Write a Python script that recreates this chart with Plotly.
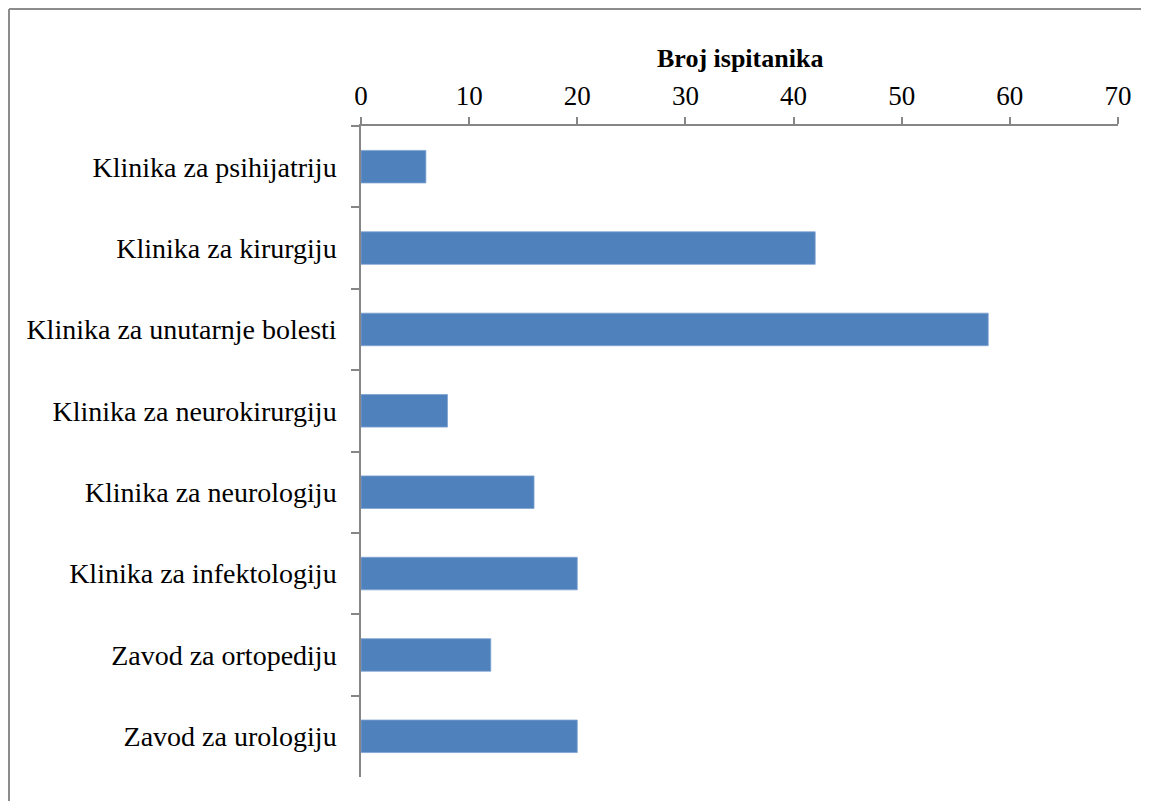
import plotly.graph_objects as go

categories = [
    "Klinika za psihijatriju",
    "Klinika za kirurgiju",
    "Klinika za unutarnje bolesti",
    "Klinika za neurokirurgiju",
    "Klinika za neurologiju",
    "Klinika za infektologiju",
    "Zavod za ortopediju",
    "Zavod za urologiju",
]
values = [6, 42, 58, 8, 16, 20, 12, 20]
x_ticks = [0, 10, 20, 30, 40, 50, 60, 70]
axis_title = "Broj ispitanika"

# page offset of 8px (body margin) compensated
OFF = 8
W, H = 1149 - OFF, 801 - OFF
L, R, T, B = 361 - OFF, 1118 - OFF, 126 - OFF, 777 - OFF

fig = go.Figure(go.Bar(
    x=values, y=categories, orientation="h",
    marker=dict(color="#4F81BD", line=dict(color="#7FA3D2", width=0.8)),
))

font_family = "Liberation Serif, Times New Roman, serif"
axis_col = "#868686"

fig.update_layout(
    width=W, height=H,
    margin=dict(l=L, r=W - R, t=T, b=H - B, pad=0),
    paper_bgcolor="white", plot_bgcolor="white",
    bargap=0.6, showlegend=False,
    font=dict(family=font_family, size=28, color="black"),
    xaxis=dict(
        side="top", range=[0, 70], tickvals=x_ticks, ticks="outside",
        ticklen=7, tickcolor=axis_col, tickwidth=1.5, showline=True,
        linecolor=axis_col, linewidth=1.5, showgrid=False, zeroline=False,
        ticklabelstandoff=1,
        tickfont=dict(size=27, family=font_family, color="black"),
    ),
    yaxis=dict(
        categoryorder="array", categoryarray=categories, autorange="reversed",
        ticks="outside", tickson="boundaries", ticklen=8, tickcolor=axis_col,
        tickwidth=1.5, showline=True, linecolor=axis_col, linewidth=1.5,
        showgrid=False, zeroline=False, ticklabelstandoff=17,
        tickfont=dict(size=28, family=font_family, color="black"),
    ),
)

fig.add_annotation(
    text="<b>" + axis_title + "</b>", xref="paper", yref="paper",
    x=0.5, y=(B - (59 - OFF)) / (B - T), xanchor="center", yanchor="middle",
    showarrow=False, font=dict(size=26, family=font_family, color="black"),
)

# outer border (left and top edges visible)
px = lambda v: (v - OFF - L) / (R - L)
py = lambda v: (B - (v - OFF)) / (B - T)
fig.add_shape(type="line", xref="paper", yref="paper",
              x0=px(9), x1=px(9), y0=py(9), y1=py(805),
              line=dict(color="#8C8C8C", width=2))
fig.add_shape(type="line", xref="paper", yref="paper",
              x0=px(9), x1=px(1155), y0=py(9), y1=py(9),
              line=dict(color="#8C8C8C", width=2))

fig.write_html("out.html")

SET EXERCISE:
Each line of the data should be quoted exactly, with pictures left out.

FINISHED ANSWER:
Write a Python script that recreates this chart with Plotly.
import plotly.graph_objects as go

categories = [
    "Klinika za psihijatriju",
    "Klinika za kirurgiju",
    "Klinika za unutarnje bolesti",
    "Klinika za neurokirurgiju",
    "Klinika za neurologiju",
    "Klinika za infektologiju",
    "Zavod za ortopediju",
    "Zavod za urologiju",
]
values = [6, 42, 58, 8, 16, 20, 12, 20]
x_ticks = [0, 10, 20, 30, 40, 50, 60, 70]
axis_title = "Broj ispitanika"

# page offset of 8px (body margin) compensated
OFF = 8
W, H = 1149 - OFF, 801 - OFF
L, R, T, B = 361 - OFF, 1118 - OFF, 126 - OFF, 777 - OFF

fig = go.Figure(go.Bar(
    x=values, y=categories, orientation="h",
    marker=dict(color="#4F81BD", line=dict(color="#7FA3D2", width=0.8)),
))

font_family = "Liberation Serif, Times New Roman, serif"
axis_col = "#868686"

fig.update_layout(
    width=W, height=H,
    margin=dict(l=L, r=W - R, t=T, b=H - B, pad=0),
    paper_bgcolor="white", plot_bgcolor="white",
    bargap=0.6, showlegend=False,
    font=dict(family=font_family, size=28, color="black"),
    xaxis=dict(
        side="top", range=[0, 70], tickvals=x_ticks, ticks="outside",
        ticklen=7, tickcolor=axis_col, tickwidth=1.5, showline=True,
        linecolor=axis_col, linewidth=1.5, showgrid=False, zeroline=False,
        ticklabelstandoff=1,
        tickfont=dict(size=27, family=font_family, color="black"),
    ),
    yaxis=dict(
        categoryorder="array", categoryarray=categories, autorange="reversed",
        ticks="outside", tickson="boundaries", ticklen=8, tickcolor=axis_col,
        tickwidth=1.5, showline=True, linecolor=axis_col, linewidth=1.5,
        showgrid=False, zeroline=False, ticklabelstandoff=17,
        tickfont=dict(size=28, family=font_family, color="black"),
    ),
)

fig.add_annotation(
    text="<b>" + axis_title + "</b>", xref="paper", yref="paper",
    x=0.5, y=(B - (59 - OFF)) / (B - T), xanchor="center", yanchor="middle",
    showarrow=False, font=dict(size=26, family=font_family, color="black"),
)

# outer border (left and top edges visible)
px = lambda v: (v - OFF - L) / (R - L)
py = lambda v: (B - (v - OFF)) / (B - T)
fig.add_shape(type="line", xref="paper", yref="paper",
              x0=px(9), x1=px(9), y0=py(9), y1=py(805),
              line=dict(color="#8C8C8C", width=2))
fig.add_shape(type="line", xref="paper", yref="paper",
              x0=px(9), x1=px(1155), y0=py(9), y1=py(9),
              line=dict(color="#8C8C8C", width=2))

fig.write_html("out.html")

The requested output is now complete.